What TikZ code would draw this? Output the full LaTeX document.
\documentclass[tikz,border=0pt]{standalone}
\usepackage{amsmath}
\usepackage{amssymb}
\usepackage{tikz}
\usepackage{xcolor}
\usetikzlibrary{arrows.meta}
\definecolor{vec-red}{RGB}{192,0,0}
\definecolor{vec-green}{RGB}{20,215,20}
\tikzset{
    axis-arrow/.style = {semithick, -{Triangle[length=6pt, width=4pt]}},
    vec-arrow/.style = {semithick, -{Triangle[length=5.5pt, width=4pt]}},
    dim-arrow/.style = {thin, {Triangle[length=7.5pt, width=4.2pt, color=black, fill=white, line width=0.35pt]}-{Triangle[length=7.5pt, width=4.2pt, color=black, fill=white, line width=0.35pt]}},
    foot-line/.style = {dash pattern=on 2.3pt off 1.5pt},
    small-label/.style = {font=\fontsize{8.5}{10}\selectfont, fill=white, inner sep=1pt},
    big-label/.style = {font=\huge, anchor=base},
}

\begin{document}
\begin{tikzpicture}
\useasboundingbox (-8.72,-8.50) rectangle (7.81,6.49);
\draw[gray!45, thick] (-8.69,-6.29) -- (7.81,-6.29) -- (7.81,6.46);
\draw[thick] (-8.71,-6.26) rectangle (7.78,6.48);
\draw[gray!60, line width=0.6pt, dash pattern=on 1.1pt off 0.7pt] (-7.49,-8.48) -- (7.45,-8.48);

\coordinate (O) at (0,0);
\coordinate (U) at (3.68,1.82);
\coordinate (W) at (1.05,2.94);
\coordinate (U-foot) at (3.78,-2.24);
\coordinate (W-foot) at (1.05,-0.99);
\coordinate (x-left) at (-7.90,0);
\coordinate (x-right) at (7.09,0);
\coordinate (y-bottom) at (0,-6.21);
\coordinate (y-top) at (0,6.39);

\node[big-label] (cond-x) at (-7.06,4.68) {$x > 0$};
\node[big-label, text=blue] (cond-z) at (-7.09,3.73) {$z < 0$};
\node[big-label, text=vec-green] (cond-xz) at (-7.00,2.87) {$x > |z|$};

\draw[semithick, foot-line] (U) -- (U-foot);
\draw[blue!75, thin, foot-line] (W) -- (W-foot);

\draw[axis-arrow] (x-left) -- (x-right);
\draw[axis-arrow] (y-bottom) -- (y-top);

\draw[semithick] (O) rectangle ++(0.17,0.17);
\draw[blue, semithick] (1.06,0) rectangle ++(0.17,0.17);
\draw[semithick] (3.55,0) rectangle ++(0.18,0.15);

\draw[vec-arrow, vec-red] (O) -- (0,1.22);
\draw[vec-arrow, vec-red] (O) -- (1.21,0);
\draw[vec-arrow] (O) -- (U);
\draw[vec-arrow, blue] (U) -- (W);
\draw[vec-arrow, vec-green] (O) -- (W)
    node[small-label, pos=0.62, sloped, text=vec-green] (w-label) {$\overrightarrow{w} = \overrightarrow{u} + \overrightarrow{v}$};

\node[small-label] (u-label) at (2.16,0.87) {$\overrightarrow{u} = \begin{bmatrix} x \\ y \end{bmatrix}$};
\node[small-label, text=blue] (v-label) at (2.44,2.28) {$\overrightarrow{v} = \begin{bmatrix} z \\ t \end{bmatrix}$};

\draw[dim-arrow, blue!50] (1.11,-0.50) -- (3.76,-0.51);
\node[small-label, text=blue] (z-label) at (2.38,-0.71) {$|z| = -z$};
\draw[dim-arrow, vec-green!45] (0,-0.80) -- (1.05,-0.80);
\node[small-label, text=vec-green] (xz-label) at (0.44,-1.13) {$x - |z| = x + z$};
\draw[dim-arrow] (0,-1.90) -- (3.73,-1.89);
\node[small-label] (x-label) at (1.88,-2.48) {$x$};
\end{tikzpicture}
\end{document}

--

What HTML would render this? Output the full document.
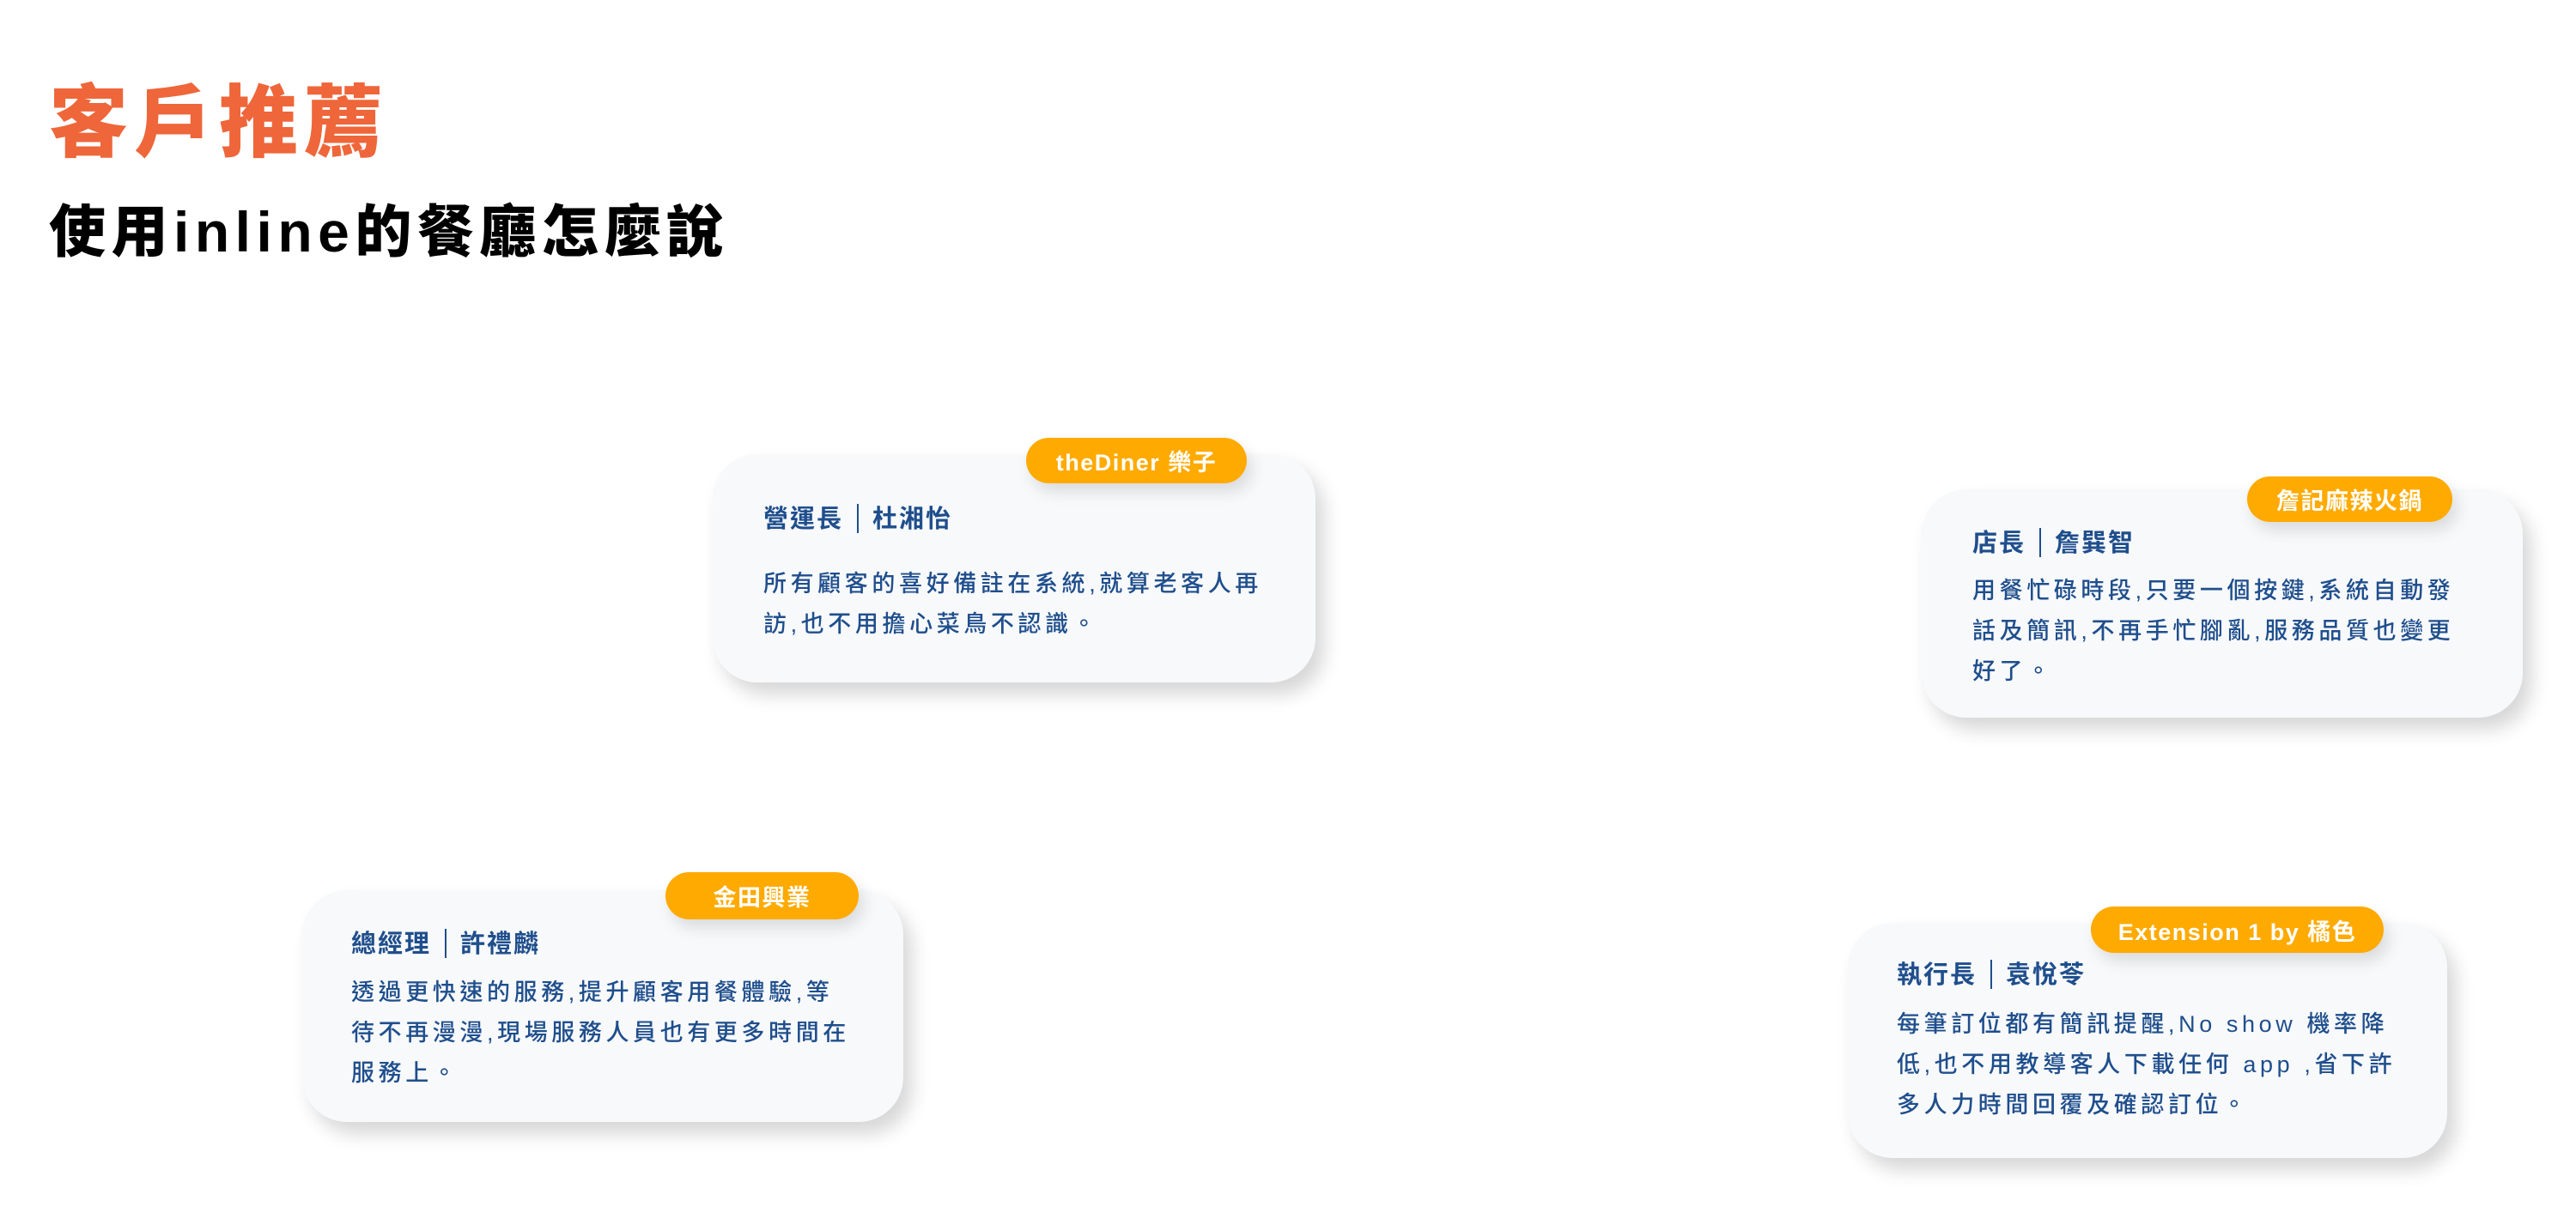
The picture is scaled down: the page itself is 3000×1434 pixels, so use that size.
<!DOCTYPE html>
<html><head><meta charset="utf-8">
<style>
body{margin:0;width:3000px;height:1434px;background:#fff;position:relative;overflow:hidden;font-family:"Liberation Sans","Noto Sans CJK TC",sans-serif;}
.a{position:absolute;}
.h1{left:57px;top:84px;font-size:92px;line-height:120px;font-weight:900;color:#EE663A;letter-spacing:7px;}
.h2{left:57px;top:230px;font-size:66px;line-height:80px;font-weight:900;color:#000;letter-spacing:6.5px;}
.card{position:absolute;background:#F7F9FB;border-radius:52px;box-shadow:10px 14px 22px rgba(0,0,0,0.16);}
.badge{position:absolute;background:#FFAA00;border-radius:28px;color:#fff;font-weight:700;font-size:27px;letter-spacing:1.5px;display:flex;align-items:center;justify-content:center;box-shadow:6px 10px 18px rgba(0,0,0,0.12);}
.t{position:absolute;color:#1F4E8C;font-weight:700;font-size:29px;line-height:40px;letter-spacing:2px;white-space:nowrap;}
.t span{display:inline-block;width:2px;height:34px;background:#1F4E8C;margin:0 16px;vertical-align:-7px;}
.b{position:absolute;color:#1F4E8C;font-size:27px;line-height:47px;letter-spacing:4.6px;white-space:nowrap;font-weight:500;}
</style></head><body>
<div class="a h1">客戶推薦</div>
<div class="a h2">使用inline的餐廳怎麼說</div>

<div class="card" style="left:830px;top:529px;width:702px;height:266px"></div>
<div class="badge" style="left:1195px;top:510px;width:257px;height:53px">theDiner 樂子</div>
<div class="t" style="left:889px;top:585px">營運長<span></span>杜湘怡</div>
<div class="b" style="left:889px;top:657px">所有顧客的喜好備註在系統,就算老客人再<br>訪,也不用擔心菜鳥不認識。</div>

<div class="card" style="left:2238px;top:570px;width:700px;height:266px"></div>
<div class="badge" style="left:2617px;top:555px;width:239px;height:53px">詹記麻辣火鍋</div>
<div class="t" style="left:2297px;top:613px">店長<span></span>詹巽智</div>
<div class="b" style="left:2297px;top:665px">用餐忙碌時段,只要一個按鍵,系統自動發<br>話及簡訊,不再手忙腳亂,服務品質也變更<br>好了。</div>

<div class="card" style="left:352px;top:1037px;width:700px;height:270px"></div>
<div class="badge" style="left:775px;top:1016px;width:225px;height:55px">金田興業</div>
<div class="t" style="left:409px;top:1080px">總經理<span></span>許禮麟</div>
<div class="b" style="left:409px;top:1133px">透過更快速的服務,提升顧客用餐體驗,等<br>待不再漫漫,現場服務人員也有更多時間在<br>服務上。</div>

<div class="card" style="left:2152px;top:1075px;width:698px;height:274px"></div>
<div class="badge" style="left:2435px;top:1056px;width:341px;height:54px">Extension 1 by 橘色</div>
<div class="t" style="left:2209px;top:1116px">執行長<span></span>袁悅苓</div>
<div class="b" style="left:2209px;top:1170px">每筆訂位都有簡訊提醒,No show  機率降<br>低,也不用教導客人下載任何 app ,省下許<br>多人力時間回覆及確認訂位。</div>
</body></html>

Your goal ▸ Across the records above, count the lines holding "full" and reply with that number alone.

Task solution ▸ 2